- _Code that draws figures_

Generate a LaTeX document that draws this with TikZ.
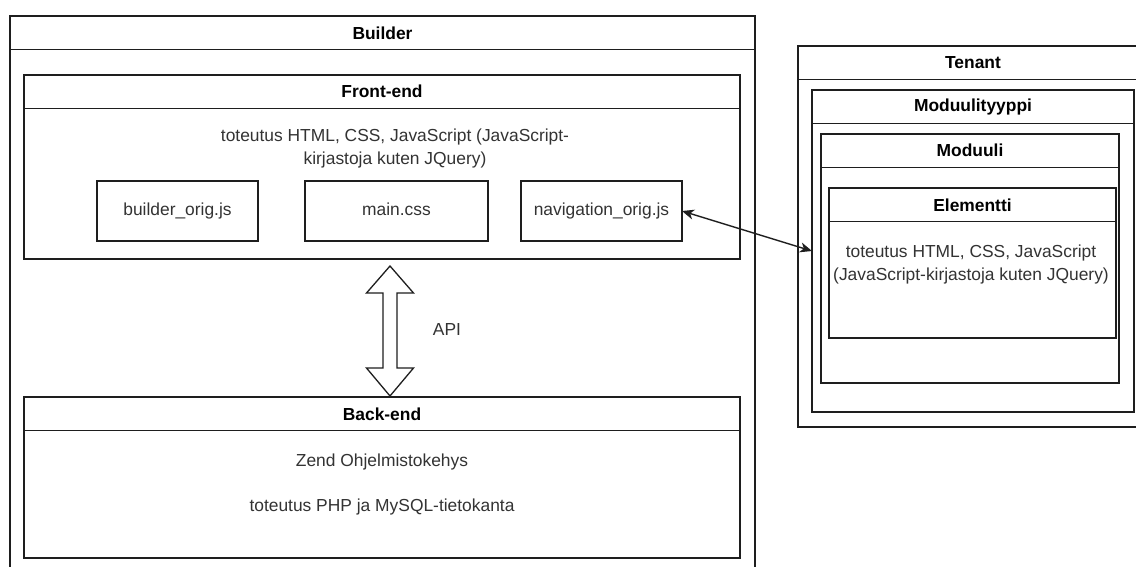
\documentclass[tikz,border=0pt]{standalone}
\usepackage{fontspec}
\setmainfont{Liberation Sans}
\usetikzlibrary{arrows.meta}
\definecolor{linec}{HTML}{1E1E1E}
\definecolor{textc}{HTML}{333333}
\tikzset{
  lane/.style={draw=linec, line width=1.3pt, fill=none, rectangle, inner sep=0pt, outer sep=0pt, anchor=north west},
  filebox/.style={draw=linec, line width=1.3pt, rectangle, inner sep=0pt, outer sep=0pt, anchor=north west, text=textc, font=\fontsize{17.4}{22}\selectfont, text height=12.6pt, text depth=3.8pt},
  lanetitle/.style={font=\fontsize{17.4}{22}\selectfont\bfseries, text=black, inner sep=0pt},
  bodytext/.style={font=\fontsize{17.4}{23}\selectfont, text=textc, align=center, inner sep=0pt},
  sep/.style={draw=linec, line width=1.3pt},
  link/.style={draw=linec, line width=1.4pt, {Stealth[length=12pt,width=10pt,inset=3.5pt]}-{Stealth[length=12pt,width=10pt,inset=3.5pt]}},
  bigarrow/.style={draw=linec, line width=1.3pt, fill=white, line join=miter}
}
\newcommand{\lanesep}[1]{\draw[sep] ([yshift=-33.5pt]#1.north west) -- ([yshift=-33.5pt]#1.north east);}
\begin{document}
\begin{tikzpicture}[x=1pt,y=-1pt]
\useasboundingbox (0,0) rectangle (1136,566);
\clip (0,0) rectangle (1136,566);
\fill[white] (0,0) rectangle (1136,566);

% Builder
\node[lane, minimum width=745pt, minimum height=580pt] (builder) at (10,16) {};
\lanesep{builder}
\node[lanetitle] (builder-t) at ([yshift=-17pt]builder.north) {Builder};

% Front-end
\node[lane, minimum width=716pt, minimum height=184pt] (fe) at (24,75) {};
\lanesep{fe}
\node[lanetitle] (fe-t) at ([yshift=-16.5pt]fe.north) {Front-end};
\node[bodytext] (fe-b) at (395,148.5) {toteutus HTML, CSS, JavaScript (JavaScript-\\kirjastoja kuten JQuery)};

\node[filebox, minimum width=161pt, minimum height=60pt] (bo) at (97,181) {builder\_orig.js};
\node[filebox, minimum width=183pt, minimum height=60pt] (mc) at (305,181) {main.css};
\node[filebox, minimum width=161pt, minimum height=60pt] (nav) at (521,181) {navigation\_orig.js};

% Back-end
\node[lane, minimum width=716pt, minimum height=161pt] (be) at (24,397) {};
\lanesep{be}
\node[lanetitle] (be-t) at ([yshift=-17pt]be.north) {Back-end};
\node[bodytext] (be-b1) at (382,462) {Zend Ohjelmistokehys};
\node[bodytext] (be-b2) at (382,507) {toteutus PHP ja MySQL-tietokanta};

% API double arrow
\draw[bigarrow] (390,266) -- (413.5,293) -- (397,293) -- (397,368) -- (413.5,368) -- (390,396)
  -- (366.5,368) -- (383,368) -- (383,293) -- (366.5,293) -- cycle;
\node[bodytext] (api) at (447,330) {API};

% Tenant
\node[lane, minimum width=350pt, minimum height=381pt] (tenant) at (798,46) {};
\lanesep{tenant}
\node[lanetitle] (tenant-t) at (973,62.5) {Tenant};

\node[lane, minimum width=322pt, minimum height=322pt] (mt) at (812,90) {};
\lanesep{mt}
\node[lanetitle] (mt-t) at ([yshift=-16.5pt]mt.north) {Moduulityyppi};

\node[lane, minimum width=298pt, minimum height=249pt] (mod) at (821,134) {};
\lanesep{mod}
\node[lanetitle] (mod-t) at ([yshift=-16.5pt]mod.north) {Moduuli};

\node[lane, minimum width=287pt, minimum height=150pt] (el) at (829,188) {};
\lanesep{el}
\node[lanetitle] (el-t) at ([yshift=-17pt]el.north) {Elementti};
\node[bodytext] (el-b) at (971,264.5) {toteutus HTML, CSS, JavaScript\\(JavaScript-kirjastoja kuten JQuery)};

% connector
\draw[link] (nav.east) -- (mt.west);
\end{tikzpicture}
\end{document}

==

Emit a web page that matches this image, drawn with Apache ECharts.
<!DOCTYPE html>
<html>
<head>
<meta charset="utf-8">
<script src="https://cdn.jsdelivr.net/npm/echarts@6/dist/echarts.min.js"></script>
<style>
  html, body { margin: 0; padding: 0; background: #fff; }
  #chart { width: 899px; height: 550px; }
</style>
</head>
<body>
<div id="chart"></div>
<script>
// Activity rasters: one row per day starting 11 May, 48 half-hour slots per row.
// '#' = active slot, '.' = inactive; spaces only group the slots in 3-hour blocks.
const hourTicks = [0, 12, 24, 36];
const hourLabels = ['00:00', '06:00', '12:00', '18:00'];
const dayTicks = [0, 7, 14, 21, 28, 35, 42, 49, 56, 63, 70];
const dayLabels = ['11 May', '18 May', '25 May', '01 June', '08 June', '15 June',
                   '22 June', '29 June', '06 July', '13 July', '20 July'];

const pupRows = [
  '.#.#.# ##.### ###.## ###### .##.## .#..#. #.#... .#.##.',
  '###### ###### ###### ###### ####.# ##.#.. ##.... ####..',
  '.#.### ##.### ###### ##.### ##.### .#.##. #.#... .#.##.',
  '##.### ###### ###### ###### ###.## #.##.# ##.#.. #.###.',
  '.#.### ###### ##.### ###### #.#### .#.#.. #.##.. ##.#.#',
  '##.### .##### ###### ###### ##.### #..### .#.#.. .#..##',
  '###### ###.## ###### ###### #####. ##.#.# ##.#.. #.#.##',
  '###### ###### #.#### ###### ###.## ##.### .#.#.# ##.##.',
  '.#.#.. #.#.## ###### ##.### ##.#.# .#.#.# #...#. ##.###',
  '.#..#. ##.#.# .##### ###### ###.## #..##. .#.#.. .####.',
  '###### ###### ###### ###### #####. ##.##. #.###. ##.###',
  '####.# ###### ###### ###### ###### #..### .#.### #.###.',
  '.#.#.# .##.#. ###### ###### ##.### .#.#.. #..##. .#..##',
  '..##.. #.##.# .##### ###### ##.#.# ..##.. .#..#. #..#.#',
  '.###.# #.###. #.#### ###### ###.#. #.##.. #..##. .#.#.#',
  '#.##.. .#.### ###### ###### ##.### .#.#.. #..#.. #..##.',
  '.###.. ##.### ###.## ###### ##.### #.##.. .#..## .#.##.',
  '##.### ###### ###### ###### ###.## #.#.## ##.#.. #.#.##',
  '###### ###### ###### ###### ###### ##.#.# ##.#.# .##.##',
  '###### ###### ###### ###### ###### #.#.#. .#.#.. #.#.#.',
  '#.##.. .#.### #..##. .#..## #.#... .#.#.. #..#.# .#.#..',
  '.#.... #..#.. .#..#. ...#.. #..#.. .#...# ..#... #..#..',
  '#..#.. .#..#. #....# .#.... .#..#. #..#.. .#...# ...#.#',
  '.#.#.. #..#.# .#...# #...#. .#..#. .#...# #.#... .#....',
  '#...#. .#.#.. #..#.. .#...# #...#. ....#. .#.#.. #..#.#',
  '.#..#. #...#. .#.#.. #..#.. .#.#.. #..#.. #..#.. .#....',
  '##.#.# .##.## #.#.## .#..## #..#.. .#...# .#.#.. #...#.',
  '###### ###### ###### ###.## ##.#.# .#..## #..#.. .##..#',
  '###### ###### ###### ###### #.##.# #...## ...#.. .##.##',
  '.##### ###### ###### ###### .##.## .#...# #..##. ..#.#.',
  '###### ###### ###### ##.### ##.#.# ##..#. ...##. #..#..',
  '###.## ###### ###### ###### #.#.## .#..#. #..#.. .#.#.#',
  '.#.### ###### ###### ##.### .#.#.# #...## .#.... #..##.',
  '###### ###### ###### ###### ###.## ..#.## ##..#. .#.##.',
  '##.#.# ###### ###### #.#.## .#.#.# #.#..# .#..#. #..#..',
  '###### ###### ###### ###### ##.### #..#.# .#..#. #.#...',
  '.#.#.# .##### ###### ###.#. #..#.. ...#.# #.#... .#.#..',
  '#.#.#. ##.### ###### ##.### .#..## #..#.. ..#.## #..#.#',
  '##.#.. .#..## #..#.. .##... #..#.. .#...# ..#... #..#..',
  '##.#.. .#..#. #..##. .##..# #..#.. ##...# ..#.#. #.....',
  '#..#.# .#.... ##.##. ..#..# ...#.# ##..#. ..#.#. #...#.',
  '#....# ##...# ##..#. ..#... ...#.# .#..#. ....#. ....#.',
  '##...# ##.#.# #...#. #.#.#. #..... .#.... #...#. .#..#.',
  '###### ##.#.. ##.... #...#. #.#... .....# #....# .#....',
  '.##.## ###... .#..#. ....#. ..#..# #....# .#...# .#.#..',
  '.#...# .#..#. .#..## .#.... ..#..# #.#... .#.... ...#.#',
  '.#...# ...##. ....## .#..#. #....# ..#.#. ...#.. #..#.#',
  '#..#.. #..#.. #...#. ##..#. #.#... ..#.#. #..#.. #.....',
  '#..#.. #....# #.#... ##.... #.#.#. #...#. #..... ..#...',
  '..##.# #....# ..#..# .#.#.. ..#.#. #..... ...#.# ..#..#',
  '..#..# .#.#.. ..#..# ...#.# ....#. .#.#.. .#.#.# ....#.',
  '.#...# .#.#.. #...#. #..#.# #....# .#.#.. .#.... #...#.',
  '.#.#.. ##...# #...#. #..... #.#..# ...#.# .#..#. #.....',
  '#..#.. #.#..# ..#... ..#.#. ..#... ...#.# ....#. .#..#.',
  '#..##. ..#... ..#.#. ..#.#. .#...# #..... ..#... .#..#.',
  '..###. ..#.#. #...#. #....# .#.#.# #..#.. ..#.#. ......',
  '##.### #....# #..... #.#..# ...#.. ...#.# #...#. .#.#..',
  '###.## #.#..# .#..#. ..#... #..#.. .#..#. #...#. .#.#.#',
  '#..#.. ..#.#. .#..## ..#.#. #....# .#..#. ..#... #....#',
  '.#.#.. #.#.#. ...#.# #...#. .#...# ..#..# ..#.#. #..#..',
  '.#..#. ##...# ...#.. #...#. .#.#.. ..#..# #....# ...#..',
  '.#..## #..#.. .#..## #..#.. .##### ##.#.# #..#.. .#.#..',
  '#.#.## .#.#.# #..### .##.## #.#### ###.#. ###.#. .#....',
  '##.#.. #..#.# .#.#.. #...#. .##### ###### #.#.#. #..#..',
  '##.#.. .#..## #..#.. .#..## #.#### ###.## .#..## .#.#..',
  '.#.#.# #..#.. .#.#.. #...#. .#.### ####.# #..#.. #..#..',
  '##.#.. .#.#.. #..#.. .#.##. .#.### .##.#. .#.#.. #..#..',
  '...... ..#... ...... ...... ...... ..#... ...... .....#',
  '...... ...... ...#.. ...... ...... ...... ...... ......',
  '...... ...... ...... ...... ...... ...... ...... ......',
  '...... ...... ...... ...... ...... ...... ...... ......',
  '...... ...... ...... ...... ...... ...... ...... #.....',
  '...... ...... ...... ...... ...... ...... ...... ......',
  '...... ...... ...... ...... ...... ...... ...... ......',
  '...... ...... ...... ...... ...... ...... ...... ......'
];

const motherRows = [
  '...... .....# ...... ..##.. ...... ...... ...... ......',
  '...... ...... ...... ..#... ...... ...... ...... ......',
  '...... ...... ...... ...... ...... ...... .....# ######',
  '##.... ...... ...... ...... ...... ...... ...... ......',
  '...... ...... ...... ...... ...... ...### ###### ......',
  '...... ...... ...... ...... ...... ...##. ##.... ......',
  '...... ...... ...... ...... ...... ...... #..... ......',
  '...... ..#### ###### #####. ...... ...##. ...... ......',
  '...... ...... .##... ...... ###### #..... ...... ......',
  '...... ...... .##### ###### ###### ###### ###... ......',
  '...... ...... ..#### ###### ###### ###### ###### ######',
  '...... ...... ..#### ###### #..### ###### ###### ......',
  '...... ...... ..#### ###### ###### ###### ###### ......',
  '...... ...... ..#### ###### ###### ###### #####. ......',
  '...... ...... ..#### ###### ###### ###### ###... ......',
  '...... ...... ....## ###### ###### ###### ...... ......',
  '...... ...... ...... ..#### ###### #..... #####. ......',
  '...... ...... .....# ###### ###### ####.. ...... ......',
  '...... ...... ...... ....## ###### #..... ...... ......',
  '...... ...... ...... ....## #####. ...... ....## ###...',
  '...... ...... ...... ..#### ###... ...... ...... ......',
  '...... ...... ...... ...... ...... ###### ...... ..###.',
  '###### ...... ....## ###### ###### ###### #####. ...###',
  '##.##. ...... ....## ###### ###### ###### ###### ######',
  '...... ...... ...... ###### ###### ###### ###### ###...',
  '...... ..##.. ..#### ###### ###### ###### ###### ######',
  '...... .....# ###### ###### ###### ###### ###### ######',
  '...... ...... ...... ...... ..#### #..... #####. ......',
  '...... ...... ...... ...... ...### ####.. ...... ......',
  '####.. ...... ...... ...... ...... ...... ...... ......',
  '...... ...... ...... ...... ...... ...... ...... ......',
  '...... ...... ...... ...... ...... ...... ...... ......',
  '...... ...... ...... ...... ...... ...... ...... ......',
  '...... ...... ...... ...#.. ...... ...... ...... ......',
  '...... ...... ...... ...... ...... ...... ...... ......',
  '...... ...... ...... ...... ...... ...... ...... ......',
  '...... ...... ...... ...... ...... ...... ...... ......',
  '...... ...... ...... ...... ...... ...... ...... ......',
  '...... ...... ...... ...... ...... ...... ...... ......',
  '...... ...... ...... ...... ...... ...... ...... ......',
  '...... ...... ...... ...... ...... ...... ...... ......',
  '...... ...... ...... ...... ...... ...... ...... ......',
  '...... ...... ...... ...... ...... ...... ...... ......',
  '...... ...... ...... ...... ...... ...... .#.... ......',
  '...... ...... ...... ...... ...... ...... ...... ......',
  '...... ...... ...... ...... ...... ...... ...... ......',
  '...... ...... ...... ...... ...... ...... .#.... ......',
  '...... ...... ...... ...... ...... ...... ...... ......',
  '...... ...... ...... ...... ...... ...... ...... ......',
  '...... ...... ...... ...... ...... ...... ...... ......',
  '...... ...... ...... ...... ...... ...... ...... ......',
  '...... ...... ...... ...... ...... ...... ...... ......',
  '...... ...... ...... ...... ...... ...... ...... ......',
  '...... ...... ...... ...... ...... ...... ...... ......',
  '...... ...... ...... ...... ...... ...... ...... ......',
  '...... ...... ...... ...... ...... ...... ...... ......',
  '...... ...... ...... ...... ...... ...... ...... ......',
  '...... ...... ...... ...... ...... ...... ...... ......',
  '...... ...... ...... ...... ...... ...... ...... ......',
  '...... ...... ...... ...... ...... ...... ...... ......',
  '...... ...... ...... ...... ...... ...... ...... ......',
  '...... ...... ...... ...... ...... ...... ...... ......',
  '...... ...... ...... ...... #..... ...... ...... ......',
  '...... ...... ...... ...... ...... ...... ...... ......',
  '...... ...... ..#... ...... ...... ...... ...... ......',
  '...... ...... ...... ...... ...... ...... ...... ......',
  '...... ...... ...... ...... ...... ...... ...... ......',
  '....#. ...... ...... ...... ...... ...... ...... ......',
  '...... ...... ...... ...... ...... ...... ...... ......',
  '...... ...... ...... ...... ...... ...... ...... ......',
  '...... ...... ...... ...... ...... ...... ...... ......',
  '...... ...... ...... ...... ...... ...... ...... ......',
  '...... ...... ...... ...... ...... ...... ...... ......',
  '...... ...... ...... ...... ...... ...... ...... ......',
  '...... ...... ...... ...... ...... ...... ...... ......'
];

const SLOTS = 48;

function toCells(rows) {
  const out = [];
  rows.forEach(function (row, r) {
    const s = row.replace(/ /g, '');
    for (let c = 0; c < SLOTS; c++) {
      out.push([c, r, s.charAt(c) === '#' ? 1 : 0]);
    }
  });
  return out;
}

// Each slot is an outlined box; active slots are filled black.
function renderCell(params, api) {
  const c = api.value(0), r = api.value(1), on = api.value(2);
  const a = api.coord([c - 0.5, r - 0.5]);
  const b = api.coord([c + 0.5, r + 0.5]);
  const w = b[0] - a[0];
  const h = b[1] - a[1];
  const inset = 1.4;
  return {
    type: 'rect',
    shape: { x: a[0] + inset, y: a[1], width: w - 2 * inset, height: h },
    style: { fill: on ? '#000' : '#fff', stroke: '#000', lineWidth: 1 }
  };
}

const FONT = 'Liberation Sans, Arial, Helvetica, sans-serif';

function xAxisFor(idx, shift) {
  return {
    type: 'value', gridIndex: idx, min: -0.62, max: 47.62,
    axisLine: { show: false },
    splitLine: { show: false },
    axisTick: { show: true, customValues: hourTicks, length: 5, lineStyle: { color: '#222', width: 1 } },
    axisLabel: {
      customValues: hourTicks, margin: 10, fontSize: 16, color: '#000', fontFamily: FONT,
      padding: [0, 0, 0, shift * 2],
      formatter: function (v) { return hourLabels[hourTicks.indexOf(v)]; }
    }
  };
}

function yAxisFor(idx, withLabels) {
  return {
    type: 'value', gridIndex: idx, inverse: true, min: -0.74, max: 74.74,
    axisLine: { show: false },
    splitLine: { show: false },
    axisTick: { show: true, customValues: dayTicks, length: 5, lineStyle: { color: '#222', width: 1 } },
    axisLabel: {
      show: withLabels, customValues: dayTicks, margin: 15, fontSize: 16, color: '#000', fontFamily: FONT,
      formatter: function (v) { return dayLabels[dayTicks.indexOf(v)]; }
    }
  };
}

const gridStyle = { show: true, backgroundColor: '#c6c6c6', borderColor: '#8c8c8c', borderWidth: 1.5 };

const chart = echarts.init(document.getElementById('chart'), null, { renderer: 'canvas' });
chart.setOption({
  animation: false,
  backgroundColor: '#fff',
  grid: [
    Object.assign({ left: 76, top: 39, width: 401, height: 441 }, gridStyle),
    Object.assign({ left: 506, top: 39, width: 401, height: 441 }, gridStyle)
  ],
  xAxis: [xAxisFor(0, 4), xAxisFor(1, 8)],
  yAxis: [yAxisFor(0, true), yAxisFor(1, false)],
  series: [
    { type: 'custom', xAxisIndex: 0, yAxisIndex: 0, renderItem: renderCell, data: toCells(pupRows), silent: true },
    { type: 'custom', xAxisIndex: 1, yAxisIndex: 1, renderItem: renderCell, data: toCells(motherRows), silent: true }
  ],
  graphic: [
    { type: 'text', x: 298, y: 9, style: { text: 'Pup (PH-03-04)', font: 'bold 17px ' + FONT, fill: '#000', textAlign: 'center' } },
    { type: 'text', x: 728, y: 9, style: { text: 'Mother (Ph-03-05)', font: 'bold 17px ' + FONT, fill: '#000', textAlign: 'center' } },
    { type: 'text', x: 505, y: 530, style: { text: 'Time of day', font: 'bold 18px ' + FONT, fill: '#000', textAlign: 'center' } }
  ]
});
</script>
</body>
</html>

- _Exercise brief_
Only the lines from the one with "Generate a LaTeX" through the one with "(builder-t) at ([yshift=-17pt]builder.north)" belong in your copy; retype them exactly and drop any pictures.

- _Final result_
Generate a LaTeX document that draws this with TikZ.
\documentclass[tikz,border=0pt]{standalone}
\usepackage{fontspec}
\setmainfont{Liberation Sans}
\usetikzlibrary{arrows.meta}
\definecolor{linec}{HTML}{1E1E1E}
\definecolor{textc}{HTML}{333333}
\tikzset{
  lane/.style={draw=linec, line width=1.3pt, fill=none, rectangle, inner sep=0pt, outer sep=0pt, anchor=north west},
  filebox/.style={draw=linec, line width=1.3pt, rectangle, inner sep=0pt, outer sep=0pt, anchor=north west, text=textc, font=\fontsize{17.4}{22}\selectfont, text height=12.6pt, text depth=3.8pt},
  lanetitle/.style={font=\fontsize{17.4}{22}\selectfont\bfseries, text=black, inner sep=0pt},
  bodytext/.style={font=\fontsize{17.4}{23}\selectfont, text=textc, align=center, inner sep=0pt},
  sep/.style={draw=linec, line width=1.3pt},
  link/.style={draw=linec, line width=1.4pt, {Stealth[length=12pt,width=10pt,inset=3.5pt]}-{Stealth[length=12pt,width=10pt,inset=3.5pt]}},
  bigarrow/.style={draw=linec, line width=1.3pt, fill=white, line join=miter}
}
\newcommand{\lanesep}[1]{\draw[sep] ([yshift=-33.5pt]#1.north west) -- ([yshift=-33.5pt]#1.north east);}
\begin{document}
\begin{tikzpicture}[x=1pt,y=-1pt]
\useasboundingbox (0,0) rectangle (1136,566);
\clip (0,0) rectangle (1136,566);
\fill[white] (0,0) rectangle (1136,566);

% Builder
\node[lane, minimum width=745pt, minimum height=580pt] (builder) at (10,16) {};
\lanesep{builder}
\node[lanetitle] (builder-t) at ([yshift=-17pt]builder.north) {Builder};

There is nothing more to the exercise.